Called me old fashioned or retro but I like manners. In fact I do believe that “manners make the man” or woman. That one’s ability to restrain one’s emotions or not insist on our opinion being the correct one is a testament to character. That making one’s argument clearly and succinctly is far more affective than increasing the volume when someone may not agree with you. In deed, if you find yourself falling back on volume to make your case you undoubtedly need a better argument. In this instance I smiled, made my goodbyes and walked away.

Why am I telling you this? Because I am currently coming up against so many instances of people who want to make a point and expecting me, and you, to hear what they have to say, will behave like the person I met today. If I can find room to disagree, or maybe expand the discussion into areas that whilst broadening understanding may weaken they case, I am going to get talked over or shouted down or attacked for some sort of “ism” I’m sure I don’t have but serves to invalidate my understanding or opinion. It’s everywhere! In books, on the media, on the streets. More than once recently I have found myself thinking (not verbalising) “have you any idea what you’re saying or proposing?” being able to see the possible consequences of certain arguments or proposed actions. I’m reading articles and books that are blinkered in their thesis and deny the existence of alternative views by actively ignoring their existence.

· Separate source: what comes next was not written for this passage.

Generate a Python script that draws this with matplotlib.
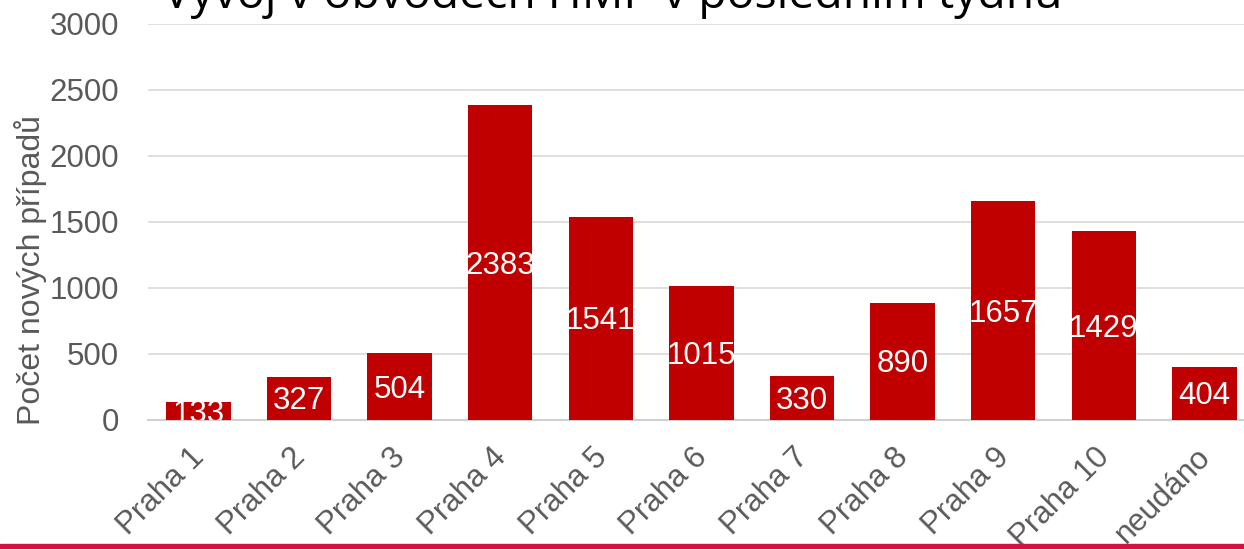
import numpy as np
import matplotlib.pyplot as plt
from matplotlib.transforms import ScaledTranslation

# data
obvody = ['Praha 1', 'Praha 2', 'Praha 3', 'Praha 4', 'Praha 5', 'Praha 6',
          'Praha 7', 'Praha 8', 'Praha 9', 'Praha 10', 'neudáno']
pripady = [133, 327, 504, 2383, 1541, 1015, 330, 890, 1657, 1429, 404]

plt.rcParams['font.family'] = ['Liberation Sans', 'DejaVu Sans']

fig = plt.figure(figsize=(12.44, 5.49), dpi=100)
ax = fig.add_axes([0.119, 0.235, 0.8896, 0.7213])

x = np.arange(len(obvody))
bars = ax.bar(x, pripady, width=0.64, color='#c00000', zorder=3)

# labels in the middle of each bar
shift_down = ScaledTranslation(0, -0.03, fig.dpi_scale_trans)
for xi, v in zip(x, pripady):
    t = ax.text(xi, v / 2, str(v), ha='center', va='center', color='white',
                fontsize=22.5, zorder=4, transform=ax.transData + shift_down)
    t.set_clip_on(True)
    t.set_clip_box(ax.bbox)

ax.set_xlim(-0.5, len(obvody) - 0.5)
ax.set_ylim(0, 3000)
ax.set_yticks(np.arange(0, 3001, 500))
ax.yaxis.grid(True, color='#d9d9d9', linewidth=1.2, zorder=0)
ax.set_axisbelow(True)

for s in ['top', 'right', 'left']:
    ax.spines[s].set_visible(False)
ax.spines['bottom'].set_color('#d0d0d0')
ax.spines['bottom'].set_linewidth(1.5)

ax.tick_params(axis='both', length=0, labelsize=22.5, colors='#595959')
ax.tick_params(axis='y', pad=21)
ax.set_xticks(x)
ax.set_xticklabels(obvody, rotation=45, ha='right', rotation_mode='anchor')
ax.tick_params(axis='x', pad=16)
for lab in ax.get_xticklabels():
    lab.set_transform(lab.get_transform() +
                      ScaledTranslation(-0.09, 0, fig.dpi_scale_trans))

ax.set_ylabel('Počet nových případů', fontsize=23, color='#595959')
ax.yaxis.set_label_coords(-0.091, 0.379)

# title (cut off by the top edge like in the original)
fig.text(0.131, 0.985, 'Vývoj v obvodech HMP v posledním týdnu',
         fontsize=33.3, family=['Open Sans', 'DejaVu Sans'], color='black',
         ha='left', va='baseline')

# red stripe at the bottom
fig.add_artist(plt.Rectangle((0, 0), 1, 0.01, transform=fig.transFigure,
                             color='#d21245', zorder=10))

fig.savefig('out.png', dpi=100)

Maybe I am privileged in the education I have received but I was taught that the best way to strengthen your argument was to know the opposing argument and the better you know it, the better you could make yours. Indeed, reading a differing view has on occasion modified my view and enlarged my understanding. But, so, so many people are ready to believe and buy into what they are told without question. SHEEP! There’s always another side, a differing view, an alternate experience. Even academics have differing views and come at things from different angles, and dare I say, with different prejudices or more sinisterly, hidden agendas. Just because a person has a title or qualifications doesn’t make them right.

How many times have I listened to the news only to find out at a later date that the initial reports were inaccurate or skewed for the sake of sensationalism and opinion winning.

So often it’s not what we’re told but more a case of what we are not told. What’s being ignored to the detriment of the truth. And again, so many do not want to look beyond what they are being fed. Social media just makes this worse with so many prepared to jump on board if presented with an opinion they favour or a bit of controversy.

You and I, lets keep an open mind and a desire to always broaden our understanding. A step back may allow us to strengthen our position or, change our position. Seek to understand. The world would be a better place, believe me, if people did this.